Norman Embree, the Liberal-appointed chairman of the IHA board of directors, told The Daily News he is not philosophically opposed to the idea those with money can get health care services from private clinics.
“I have no problem with it. We’ve had two tiers for years, but nobody wants to admit it,” Embree said.
“I can go to Seattle and get something done tomorrow if I really want to. I’m from Ontario. Buffalo (New York) has been advertising for years in Toronto — go down and get your MRI.”
He agreed not all Canadians have the financial ability to travel to the U.S. for medical procedures or diagnostic tests.
“That’s the nature of two tier — if you can, you do it. If you can’t you hang in there,” he said. “I’ve got nothing philosophically against it. As long as we maintain universal access and portability, I’ve got no problems with it.”
Embree’s comments come just a few weeks after B.C. Health Minister Kevin Falcon expressed to the Vancouver Sun similar philosophical approval for some kinds of private medical care.

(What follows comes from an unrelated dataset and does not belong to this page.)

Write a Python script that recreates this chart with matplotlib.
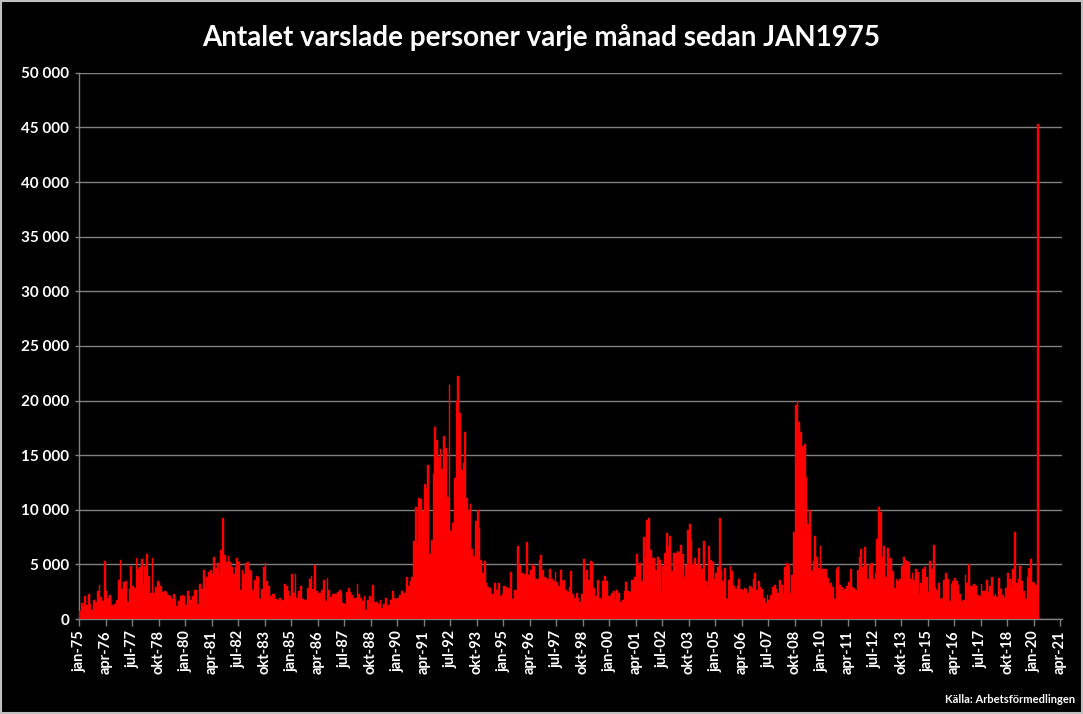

Falcon said he sees nothing wrong with people accessing private clinics for non-medically necessary procedures such as plastic surgery. He noted provincial and federal statutes prohibit extra billing for medically necessary procedures.
Adrian Dix, the NDP’s health critic in B.C., said he finds the combination of statements from two senior health officials “very disturbing.”
Dix said Embree is the IHA’s most senior health official, reporting directly to the health minister.
“It’s significant we have people who seem to believe queue jumping is a good thing in charge of the system,” said Dix. “It’s very disturbing. They give political direction . . . and they are speaking out publicly.
“Until now the government has at least said they do not believe in two-tier health care. Now we have two senior government officials expressing views contrary to the stated position. So what is it?”
Embree said his beliefs reflect a reality — health care is become more expensive and something needs to be done.
“I don’t know where it’s going to go, but everybody is thinking about it. I believe they are talking about this now,” he said.
“In 40 to 50 years, insurance companies will come in. Sooner or later, we are going to have start talking to the population about what to expect out of the health care system.”